The way the team plays at home and in primetime games, is that a reason for some encouragement?

“Yeah, I mean I think this mindset of it doesn’t matter where you play or who you play there is this level of expectations to how we go out there and execute and we feel like we can go out and beat anybody anywhere. Now couple that with a primetime game at home. Obviously, you want to be at your best and certainly at this point in the season where we’re coming off three tough loses and to get that first victory, to break the seal in primetime at home would be a great way to do it.”

Do you have an opinion about whether a guy like Leonard Fournette, should he or should he not be able to leave college early in order to make a living in the NFL?

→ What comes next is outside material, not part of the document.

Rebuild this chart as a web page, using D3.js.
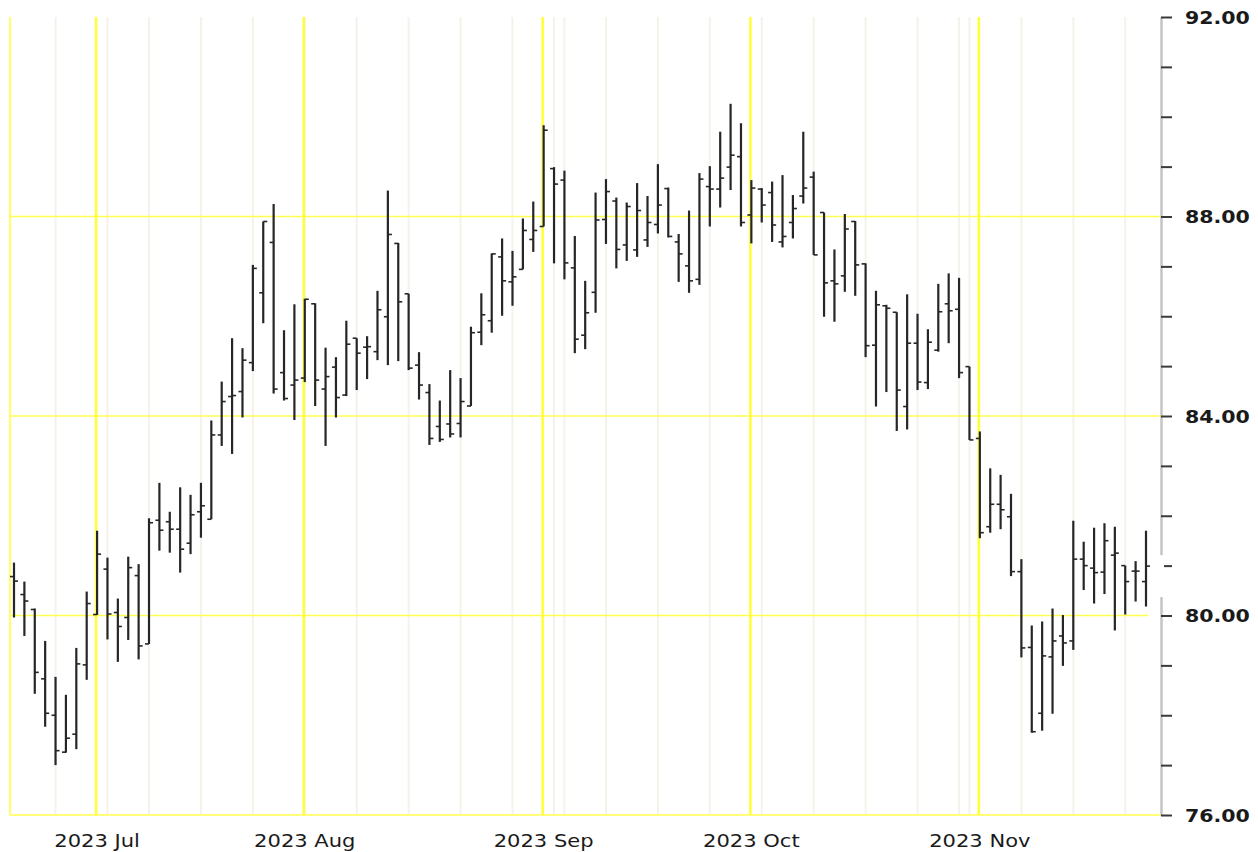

“Yeah, I guess I haven’t thought of it too much. I mean I would say the reason they allow basketball players, baseball players, well basketball players used to be able to leave from high school, but baseball you still can go straight out. The physical nature of the game, just hard to think that anybody could come right out of high school and come to the NFL or right off his freshman year and come to the NFL. Maybe in a way it’s to protect guys. I would like to see the arguments on both sides. I really don’t know what they are, but I don’t know, it’s interesting.”

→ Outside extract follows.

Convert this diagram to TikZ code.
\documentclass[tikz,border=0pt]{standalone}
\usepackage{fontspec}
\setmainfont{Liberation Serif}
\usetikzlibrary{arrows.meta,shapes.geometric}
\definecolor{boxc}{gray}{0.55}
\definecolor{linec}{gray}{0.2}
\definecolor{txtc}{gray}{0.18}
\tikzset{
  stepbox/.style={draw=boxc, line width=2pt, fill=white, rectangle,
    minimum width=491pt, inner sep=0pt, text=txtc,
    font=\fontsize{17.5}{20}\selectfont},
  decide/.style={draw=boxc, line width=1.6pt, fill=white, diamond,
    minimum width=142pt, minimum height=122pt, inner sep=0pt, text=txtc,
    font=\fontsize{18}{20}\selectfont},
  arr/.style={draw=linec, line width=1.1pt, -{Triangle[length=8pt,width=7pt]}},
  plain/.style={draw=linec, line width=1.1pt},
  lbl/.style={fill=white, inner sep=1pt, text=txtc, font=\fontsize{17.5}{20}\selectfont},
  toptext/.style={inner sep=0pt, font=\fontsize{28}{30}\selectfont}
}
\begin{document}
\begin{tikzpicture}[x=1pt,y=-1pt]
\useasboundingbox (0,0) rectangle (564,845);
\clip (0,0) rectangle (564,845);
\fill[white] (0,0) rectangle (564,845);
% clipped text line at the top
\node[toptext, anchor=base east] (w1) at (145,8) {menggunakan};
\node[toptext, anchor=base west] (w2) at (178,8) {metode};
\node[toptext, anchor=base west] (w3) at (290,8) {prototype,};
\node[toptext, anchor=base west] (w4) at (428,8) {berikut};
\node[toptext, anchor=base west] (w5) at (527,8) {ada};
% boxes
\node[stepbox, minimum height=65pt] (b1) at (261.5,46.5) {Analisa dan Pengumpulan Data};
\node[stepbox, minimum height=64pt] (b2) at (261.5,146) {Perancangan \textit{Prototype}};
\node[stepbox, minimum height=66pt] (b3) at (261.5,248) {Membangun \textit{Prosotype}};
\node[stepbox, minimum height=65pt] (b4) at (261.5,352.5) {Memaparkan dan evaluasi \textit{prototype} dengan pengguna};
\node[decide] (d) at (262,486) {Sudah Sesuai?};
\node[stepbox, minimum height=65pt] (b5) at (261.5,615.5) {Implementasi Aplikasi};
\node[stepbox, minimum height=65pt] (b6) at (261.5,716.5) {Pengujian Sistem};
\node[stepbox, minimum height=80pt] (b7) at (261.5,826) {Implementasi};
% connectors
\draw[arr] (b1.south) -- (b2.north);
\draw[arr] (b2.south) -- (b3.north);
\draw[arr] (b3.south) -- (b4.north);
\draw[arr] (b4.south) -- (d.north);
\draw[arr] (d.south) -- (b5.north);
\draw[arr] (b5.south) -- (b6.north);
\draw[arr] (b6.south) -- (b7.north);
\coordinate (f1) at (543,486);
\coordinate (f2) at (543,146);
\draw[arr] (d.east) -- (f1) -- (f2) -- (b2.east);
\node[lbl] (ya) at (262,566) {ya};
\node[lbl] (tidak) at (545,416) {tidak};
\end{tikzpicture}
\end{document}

Would you trade your college years to play in the NFL?

“I’m sure the folks at LSU wouldn’t like me saying this, but I mean a running back for example you would say every year is wear and tear on their body, so one year less in college is one year more I could play in the NFL, so I would understand his argument if a guy like him said that. See, man, I get it because I know what those guys go through. I know for me, my college years, I would agree with Peyton, I wouldn’t trade them for anything in the world. Those memories and relationships and getting that degree, those are all things that I think are extremely important for a young person. You can argue about the opportunity to make that kind of money and play at that level. I’ m sure you have people on both sides.”